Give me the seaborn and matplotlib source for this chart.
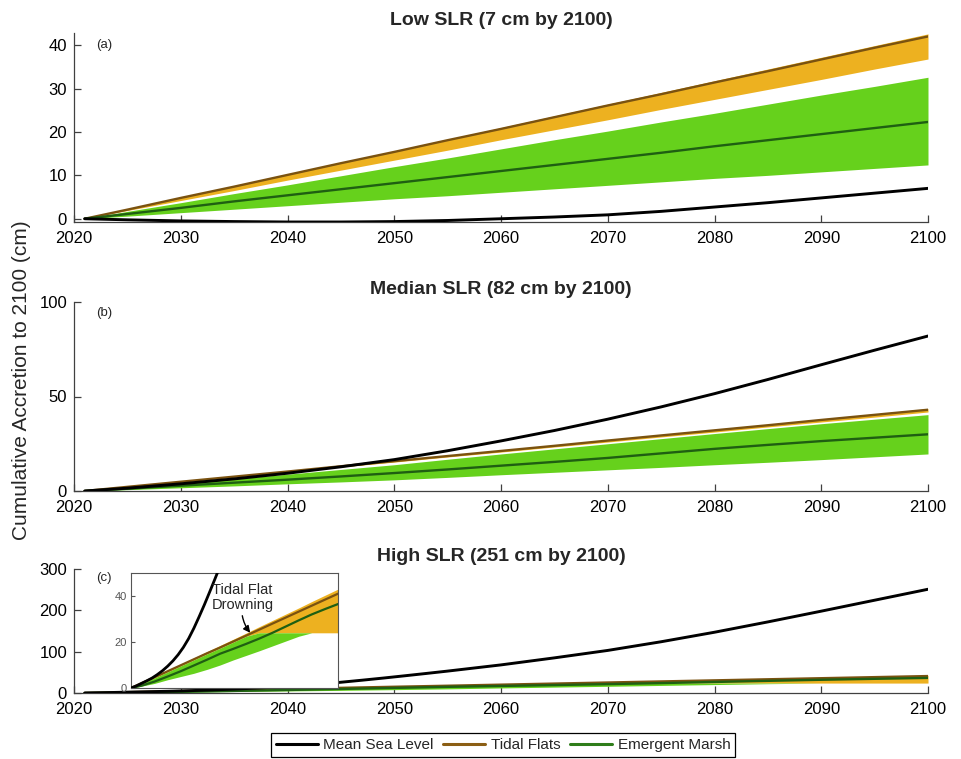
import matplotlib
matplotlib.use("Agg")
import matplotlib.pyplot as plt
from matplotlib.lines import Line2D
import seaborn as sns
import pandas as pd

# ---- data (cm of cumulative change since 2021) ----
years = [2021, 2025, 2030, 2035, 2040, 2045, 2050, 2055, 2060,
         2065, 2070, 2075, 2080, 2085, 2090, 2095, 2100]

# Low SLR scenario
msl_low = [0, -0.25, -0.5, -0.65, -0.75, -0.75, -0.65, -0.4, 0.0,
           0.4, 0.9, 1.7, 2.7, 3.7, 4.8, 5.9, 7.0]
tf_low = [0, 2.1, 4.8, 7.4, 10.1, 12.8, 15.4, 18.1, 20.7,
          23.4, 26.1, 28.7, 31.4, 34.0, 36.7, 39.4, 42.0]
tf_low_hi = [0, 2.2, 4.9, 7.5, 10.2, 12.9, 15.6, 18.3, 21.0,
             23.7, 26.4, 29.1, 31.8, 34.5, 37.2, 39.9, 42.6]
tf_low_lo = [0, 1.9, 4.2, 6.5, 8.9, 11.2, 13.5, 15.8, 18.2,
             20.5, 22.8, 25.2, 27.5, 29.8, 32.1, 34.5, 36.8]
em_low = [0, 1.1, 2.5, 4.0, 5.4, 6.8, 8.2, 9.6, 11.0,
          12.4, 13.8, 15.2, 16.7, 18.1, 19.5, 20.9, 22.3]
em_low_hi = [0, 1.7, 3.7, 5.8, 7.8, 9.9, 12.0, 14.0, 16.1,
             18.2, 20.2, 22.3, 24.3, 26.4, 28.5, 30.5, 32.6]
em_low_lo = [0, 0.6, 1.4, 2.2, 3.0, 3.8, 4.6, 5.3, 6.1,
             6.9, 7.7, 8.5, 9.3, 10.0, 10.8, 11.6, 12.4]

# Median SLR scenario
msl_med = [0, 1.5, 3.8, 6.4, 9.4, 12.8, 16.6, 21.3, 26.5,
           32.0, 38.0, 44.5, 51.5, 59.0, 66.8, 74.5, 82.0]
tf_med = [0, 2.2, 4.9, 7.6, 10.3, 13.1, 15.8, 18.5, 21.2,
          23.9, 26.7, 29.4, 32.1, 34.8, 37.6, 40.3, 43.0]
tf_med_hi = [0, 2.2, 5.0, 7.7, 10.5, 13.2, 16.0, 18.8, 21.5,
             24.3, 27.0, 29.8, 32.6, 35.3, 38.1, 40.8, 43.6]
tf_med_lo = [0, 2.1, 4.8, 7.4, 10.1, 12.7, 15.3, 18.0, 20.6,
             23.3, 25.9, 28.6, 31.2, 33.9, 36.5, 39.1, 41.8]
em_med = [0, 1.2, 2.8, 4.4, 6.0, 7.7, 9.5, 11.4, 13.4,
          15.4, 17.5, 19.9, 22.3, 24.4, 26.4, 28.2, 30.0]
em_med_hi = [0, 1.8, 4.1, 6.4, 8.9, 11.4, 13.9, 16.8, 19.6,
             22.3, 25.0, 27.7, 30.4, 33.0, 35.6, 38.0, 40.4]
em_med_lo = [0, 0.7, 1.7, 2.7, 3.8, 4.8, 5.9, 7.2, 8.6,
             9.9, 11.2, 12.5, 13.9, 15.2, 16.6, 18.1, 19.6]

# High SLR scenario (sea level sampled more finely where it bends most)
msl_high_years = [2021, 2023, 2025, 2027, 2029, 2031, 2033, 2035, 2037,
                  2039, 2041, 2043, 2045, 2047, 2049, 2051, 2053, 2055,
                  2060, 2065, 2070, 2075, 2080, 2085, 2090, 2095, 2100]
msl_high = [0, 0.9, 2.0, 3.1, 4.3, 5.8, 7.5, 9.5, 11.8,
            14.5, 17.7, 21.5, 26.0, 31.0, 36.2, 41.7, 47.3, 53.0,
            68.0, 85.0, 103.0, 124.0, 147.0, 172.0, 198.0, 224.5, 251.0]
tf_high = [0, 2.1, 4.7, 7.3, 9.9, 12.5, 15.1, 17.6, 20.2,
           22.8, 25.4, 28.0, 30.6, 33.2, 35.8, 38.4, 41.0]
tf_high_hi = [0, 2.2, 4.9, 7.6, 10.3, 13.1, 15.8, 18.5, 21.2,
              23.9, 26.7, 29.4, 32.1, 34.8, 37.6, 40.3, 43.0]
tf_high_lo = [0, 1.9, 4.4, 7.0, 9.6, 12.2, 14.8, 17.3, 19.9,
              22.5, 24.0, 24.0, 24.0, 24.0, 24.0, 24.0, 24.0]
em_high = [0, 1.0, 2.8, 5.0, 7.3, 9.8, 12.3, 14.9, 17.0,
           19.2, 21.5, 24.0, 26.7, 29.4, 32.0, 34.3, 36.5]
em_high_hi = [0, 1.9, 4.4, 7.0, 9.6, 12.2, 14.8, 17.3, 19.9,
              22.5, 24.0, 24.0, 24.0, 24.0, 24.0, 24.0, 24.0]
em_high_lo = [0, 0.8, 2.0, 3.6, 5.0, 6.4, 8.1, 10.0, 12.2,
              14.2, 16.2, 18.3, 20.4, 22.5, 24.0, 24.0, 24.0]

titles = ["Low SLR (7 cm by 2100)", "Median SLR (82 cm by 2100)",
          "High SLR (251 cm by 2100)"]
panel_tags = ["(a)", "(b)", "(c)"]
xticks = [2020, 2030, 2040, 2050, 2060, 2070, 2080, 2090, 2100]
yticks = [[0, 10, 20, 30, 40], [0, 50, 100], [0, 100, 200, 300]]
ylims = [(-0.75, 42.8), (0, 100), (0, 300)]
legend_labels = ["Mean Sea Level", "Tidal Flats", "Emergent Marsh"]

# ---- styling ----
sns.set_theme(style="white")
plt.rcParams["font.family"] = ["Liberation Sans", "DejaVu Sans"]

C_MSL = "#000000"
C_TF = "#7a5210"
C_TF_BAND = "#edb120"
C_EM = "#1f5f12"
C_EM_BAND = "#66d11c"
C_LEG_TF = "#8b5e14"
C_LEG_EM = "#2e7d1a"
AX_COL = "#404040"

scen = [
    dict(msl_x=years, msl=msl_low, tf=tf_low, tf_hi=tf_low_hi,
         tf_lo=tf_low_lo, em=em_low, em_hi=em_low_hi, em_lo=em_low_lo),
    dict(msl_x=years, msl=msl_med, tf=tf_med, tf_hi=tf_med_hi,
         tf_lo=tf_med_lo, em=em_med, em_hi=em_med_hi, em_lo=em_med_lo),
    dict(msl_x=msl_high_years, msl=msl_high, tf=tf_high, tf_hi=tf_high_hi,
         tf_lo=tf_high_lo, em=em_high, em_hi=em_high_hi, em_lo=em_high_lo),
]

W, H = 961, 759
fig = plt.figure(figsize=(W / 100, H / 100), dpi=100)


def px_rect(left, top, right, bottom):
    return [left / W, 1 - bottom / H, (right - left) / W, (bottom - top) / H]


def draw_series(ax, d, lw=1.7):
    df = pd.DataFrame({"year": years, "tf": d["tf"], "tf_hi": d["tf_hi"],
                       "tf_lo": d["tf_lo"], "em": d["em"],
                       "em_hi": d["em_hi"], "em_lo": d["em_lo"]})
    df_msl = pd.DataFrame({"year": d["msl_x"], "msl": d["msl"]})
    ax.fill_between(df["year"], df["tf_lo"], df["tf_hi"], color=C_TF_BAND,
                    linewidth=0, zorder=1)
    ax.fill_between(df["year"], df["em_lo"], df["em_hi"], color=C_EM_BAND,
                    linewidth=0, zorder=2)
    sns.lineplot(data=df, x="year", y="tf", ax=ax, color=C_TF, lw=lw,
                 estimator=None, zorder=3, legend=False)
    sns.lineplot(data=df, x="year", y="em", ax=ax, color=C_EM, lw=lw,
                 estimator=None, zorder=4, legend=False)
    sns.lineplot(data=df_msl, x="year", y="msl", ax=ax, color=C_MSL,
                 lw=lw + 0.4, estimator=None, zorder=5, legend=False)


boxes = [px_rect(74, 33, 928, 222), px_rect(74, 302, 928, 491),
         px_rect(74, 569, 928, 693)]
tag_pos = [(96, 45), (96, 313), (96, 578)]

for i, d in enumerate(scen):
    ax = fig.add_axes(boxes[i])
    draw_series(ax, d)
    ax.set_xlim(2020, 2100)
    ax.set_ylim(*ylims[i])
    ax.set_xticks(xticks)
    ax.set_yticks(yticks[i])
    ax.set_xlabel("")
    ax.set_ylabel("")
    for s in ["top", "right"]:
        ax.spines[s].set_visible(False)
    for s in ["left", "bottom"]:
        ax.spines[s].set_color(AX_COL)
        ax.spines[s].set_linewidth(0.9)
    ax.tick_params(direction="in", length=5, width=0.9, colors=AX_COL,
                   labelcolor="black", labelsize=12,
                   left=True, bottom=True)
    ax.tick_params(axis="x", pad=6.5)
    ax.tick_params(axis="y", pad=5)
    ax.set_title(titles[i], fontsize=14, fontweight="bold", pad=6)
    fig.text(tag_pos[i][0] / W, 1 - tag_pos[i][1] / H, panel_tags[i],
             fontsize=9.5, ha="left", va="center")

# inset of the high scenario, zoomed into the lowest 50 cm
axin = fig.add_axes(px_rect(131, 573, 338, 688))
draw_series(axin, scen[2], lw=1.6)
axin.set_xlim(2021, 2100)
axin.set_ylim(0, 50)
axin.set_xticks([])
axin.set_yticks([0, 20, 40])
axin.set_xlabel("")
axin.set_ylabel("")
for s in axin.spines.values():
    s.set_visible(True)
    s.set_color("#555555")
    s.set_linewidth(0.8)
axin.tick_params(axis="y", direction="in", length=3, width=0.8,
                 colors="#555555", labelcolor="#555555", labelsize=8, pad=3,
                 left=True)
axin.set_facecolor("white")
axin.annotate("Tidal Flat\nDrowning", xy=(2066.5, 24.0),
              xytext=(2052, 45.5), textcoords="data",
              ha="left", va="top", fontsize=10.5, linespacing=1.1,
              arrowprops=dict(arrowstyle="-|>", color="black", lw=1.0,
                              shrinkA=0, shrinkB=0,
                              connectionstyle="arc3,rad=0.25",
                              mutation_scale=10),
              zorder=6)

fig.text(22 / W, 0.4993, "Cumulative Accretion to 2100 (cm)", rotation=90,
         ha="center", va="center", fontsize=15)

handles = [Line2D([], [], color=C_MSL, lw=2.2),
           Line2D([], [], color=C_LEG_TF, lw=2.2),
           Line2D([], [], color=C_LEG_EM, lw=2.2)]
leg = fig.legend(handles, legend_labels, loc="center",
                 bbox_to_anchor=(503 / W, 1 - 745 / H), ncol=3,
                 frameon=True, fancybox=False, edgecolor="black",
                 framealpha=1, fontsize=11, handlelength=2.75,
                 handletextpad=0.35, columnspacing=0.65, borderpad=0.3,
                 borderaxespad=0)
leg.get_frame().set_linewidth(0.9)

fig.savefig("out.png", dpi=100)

§ WHAT THE TASK ASKS
Give back exactly the lines from the first line of the data through the line with "6.9, 7.7, 8.5, 9.3, 10.0, 10.8, 11.6, 12.4]", pictures excluded.

§ REPLY
Give me the seaborn and matplotlib source for this chart.
import matplotlib
matplotlib.use("Agg")
import matplotlib.pyplot as plt
from matplotlib.lines import Line2D
import seaborn as sns
import pandas as pd

# ---- data (cm of cumulative change since 2021) ----
years = [2021, 2025, 2030, 2035, 2040, 2045, 2050, 2055, 2060,
         2065, 2070, 2075, 2080, 2085, 2090, 2095, 2100]

# Low SLR scenario
msl_low = [0, -0.25, -0.5, -0.65, -0.75, -0.75, -0.65, -0.4, 0.0,
           0.4, 0.9, 1.7, 2.7, 3.7, 4.8, 5.9, 7.0]
tf_low = [0, 2.1, 4.8, 7.4, 10.1, 12.8, 15.4, 18.1, 20.7,
          23.4, 26.1, 28.7, 31.4, 34.0, 36.7, 39.4, 42.0]
tf_low_hi = [0, 2.2, 4.9, 7.5, 10.2, 12.9, 15.6, 18.3, 21.0,
             23.7, 26.4, 29.1, 31.8, 34.5, 37.2, 39.9, 42.6]
tf_low_lo = [0, 1.9, 4.2, 6.5, 8.9, 11.2, 13.5, 15.8, 18.2,
             20.5, 22.8, 25.2, 27.5, 29.8, 32.1, 34.5, 36.8]
em_low = [0, 1.1, 2.5, 4.0, 5.4, 6.8, 8.2, 9.6, 11.0,
          12.4, 13.8, 15.2, 16.7, 18.1, 19.5, 20.9, 22.3]
em_low_hi = [0, 1.7, 3.7, 5.8, 7.8, 9.9, 12.0, 14.0, 16.1,
             18.2, 20.2, 22.3, 24.3, 26.4, 28.5, 30.5, 32.6]
em_low_lo = [0, 0.6, 1.4, 2.2, 3.0, 3.8, 4.6, 5.3, 6.1,
             6.9, 7.7, 8.5, 9.3, 10.0, 10.8, 11.6, 12.4]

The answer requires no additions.